When you came back from your sojourn overseas, I was lucky to see you sailing by and came out to greet you, all dressed in white like the lands you'd coveted, my white wings furled around the smell of spices the others had been working during my long apprenticeship. I knew you were not to be forever free of dark spirits' influence, but thought their magic might be weakened by your year away from them, and hoped I could like a secret insect lay within you the seed of our possible life together. Gifts appeared at your feet, and dazzle in your ears and eyes. Some lucky alchemy sparked a perfect union untouchable by any other. But then a roaring noise came down from above - you threw up your hat to meet it, grew and swelled and broke your shell and flew away on black wings as big as night itself, a night from which my sparkling fences could not protect me. I wept, until you lent me feathers for my own dark flight. We rose through the smoke, though villains gnashed their teeth, to join the Sunlit Lands together.

[t+1]

The sun never moved in the sky, a benign golden rectangle blinking on and off to rhythms our cells remembered even though our minds did not. We were reclining on a low-spin slope of the cylinder, sharing the fruits of a hydroponic surplus we'd engineered ourselves, when the alarm came. The habitat sat on an L5 contested among a half-dozen bigger and brasher than our own, so the invasion from New Col was no shock, but rather a revelation of schemes long suspected even by our rank and file. You tossed me a suit before putting on your own and almost lost it there when the helmet you donned revealed itself as holed. The rats they'd launched as shock troops wouldn't wait for you to find another one. The suits would stretch but not enough for two. I took a deep breath and pulled my helmet off, handing it to you with a grin and then leaping into the center of the habitat, where free fall would save me from the rats for a moment longer. You came after me, then, distracted as Horatio had never been, forsaking your post at the lock in your haste to hand me the mended helmet - you'd had a kit on your waist that I'd never seen. I had time for regret as the New Col battalion threw itself through the undefended lock and captured us both, time to watch the very air we breathed become a reproach as we labored in the radiation-filled core of New Col's latest conquest, yet counting myself lucky that our life's last months were spent together.

[t+2]

You held the flame thrower one-handed, dousing the zombies with jellied fire. In combat augmentation I had time to lean over and lick your ear as I ran by, whisper an endearment you'd hear as mosquito wings. I saw the smooth wave of flame you spread quiver as you registered my passing. You were lucky, then, the alteration in your pattern catching a few of the smarter zombies who'd figured out your left to right sweep and tried walking between the gouts of fire.

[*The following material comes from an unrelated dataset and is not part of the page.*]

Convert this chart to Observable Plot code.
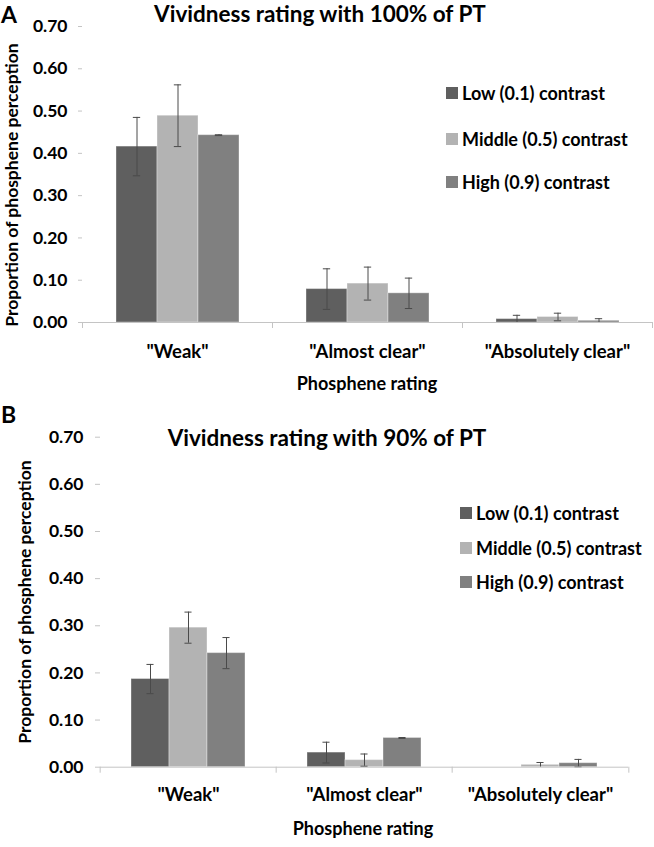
<!DOCTYPE html>
<html>
<head>
<meta charset="utf-8">
<script src="https://cdn.jsdelivr.net/npm/d3@7"></script>
<script src="https://cdn.jsdelivr.net/npm/@observablehq/plot@0.6"></script>
<style>
  html, body { margin: 0; padding: 0; background: #fff; }
  #wrap { position: relative; width: 654px; height: 847px; font-family: Lato, "Open Sans", sans-serif; font-weight: bold; color: #000; overflow: hidden; }
  #wrap svg { position: absolute; left: 0; }
  .t { position: absolute; white-space: nowrap; line-height: 1; }
  .c { transform: translate(-50%, -50%); }
  .l { transform: translate(0, -50%); }
  .rot { transform: translate(-50%, -50%) rotate(-90deg); }
  .leg { position: absolute; white-space: nowrap; line-height: 1; transform: translate(0, -50%); font-size: 18px; }
  .sw { position: absolute; width: 12px; height: 12px; transform: translate(0, -50%); }
</style>
</head>
<body>
<div id="wrap"></div>
<script>
// ---- data ----
const categories = ['"Weak"', '"Almost clear"', '"Absolutely clear"'];
const seriesNames = ["Low (0.1) contrast", "Middle (0.5) contrast", "High (0.9) contrast"];
const seriesColors = ["#5f5f5f", "#b3b3b3", "#808080"];
const yTickValues = [0, 0.1, 0.2, 0.3, 0.4, 0.5, 0.6, 0.7];
const yTickLabels = ["0.00", "0.10", "0.20", "0.30", "0.40", "0.50", "0.60", "0.70"];

// Panel A: 100% of PT
const A_low = [0.416, 0.079, 0.008];
const A_mid = [0.489, 0.092, 0.013];
const A_high = [0.443, 0.069, 0.004];
const A_lowErr = [0.069, 0.048, 0.009];
const A_midErr = [0.073, 0.039, 0.009];
const A_highErr = [0.001, 0.036, 0.005];

// Panel B: 90% of PT
const B_low = [0.187, 0.031, 0.000];
const B_mid = [0.296, 0.015, 0.005];
const B_high = [0.242, 0.062, 0.0085];
const B_lowErr = [0.031, 0.022, 0.000];
const B_midErr = [0.033, 0.013, 0.005];
const B_highErr = [0.033, 0.001, 0.008];

function table(vals, errs) {
  const rows = [];
  categories.forEach((cat, i) => {
    seriesNames.forEach((s, j) => {
      rows.push({cat, series: s, value: vals[j][i], err: errs[j][i]});
    });
  });
  return rows;
}
const dataA = table([A_low, A_mid, A_high], [A_lowErr, A_midErr, A_highErr]);
const dataB = table([B_low, B_mid, B_high], [B_lowErr, B_midErr, B_highErr]);

function panel(data, cfg) {
  const plotW = cfg.width - cfg.marginLeft - cfg.marginRight;
  const facetW = plotW / categories.length;
  const barW = facetW / (categories.length + 2 * cfg.outer);
  const capInset = (barW - 8) / 2;
  const withErr = data.filter(d => d.err > 0);
  return Plot.plot({
    width: cfg.width,
    height: cfg.height,
    marginTop: cfg.marginTop,
    marginBottom: cfg.marginBottom,
    marginLeft: cfg.marginLeft,
    marginRight: cfg.marginRight,
    style: {fontFamily: "Lato, 'Open Sans', sans-serif", fontWeight: "bold", fontSize: "17px", color: "#000", background: "transparent"},
    fx: {domain: categories, padding: 0, label: null, axis: null},
    x: {domain: seriesNames, paddingInner: 0, paddingOuter: cfg.outer, axis: null},
    y: {domain: [0, 0.7], label: null, axis: null},
    color: {domain: seriesNames, range: seriesColors},
    marks: [
      Plot.barY(data, {fx: "cat", x: "series", y: "value", fill: "series", stroke: "#ffffff", strokeOpacity: 0.35, strokeWidth: 1}),
      Plot.ruleX(withErr, {fx: "cat", x: "series", y1: d => Math.max(0, d.value - d.err), y2: d => d.value + d.err, stroke: "#4a4a4a", strokeWidth: 1}),
      Plot.tickY(withErr, {fx: "cat", x: "series", y: d => d.value + d.err, stroke: "#4a4a4a", insetLeft: capInset, insetRight: capInset}),
      Plot.tickY(withErr.filter(d => d.value - d.err > 0.0005), {fx: "cat", x: "series", y: d => d.value - d.err, stroke: "#4a4a4a", insetLeft: capInset, insetRight: capInset}),
      Plot.ruleY([0], {stroke: "#c4c4c4"}),
      Plot.axisY({ticks: yTickValues, tickFormat: d => yTickLabels[yTickValues.indexOf(d)], tickSize: cfg.tickSize, tickPadding: cfg.tickPadding, line: true, stroke: "#c4c4c4", fill: "#000", fontSize: 17.5, label: null}),
      Plot.axisFx({anchor: "bottom", ticks: categories, tickSize: 6, tickFormat: () => "", dx: -facetW / 2, stroke: "#c4c4c4", label: null}),
      Plot.axisFx({anchor: "bottom", ticks: categories.slice(-1), tickSize: 6, tickFormat: () => "", dx: facetW / 2, stroke: "#c4c4c4", label: null}),
      Plot.axisFx({anchor: "bottom", tickSize: 0, tickPadding: cfg.labelPad, fill: "#000", fontSize: 18.5, label: null})
    ]
  });
}

const wrap = document.getElementById("wrap");

const svgA = panel(dataA, {width: 654, height: 400, marginTop: 26, marginBottom: 78, marginLeft: 82, marginRight: 2, outer: 0.78, tickSize: 4, tickPadding: 11, labelPad: 22});
svgA.style.top = "0px";
wrap.appendChild(svgA);

const svgB = panel(dataB, {width: 654, height: 447, marginTop: 36.7, marginBottom: 80.3, marginLeft: 99, marginRight: 25, outer: 0.77, tickSize: 5, tickPadding: 12, labelPad: 21});
svgB.style.top = "400px";
wrap.appendChild(svgB);

function addText(txt, x, y, cls, size) {
  const d = document.createElement("div");
  d.className = "t " + cls;
  d.style.left = x + "px";
  d.style.top = y + "px";
  d.style.fontSize = size + "px";
  d.textContent = txt;
  wrap.appendChild(d);
}
function addLegend(x, ys) {
  seriesNames.forEach((s, i) => {
    const sw = document.createElement("div");
    sw.className = "sw";
    sw.style.left = x + "px";
    sw.style.top = ys[i] + "px";
    sw.style.background = seriesColors[i];
    wrap.appendChild(sw);
    const t = document.createElement("div");
    t.className = "leg";
    t.style.left = (x + 16) + "px";
    t.style.top = ys[i] + "px";
    t.textContent = s;
    wrap.appendChild(t);
  });
}

// Panel A annotations
addText("A", 1, 14, "l", 23);
addText("Vividness rating with 100% of PT", 320, 14, "c", 22.5);
addText("Proportion of phosphene perception", 12, 185, "rot", 17.5);
addText("Phosphene rating", 367, 383, "c", 18);
addLegend(446, [93, 139, 182]);

// Panel B annotations
addText("B", 1, 414, "l", 23);
addText("Vividness rating with 90% of PT", 327, 438, "c", 22.5);
addText("Proportion of phosphene perception", 25, 602, "rot", 17.5);
addText("Phosphene rating", 363, 828, "c", 18);
addLegend(460, [513, 548, 582]);
</script>
</body>
</html>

It never pays to get too confident and I know that now better than I did; the tripwire the zoms had stretched caught me even with high-speed reflexes, since I was focused on your foxy face instead of on my faltering feet. You quelled the fire at once and leaped to my support, shouting into the mic of your combat talker as the shudder of blades ripped the sky and medevac came down from above, throwing the zoms into terminal confusion and saving the day for me and thee alike, two old troopers sharing medals and stories in the cafeteria long after, our times, like twin trees, grown together.


March 1999

©1999 Alan P. Scott. All rights reserved.

This document was last updated (fixed mailto) April 7, 2001.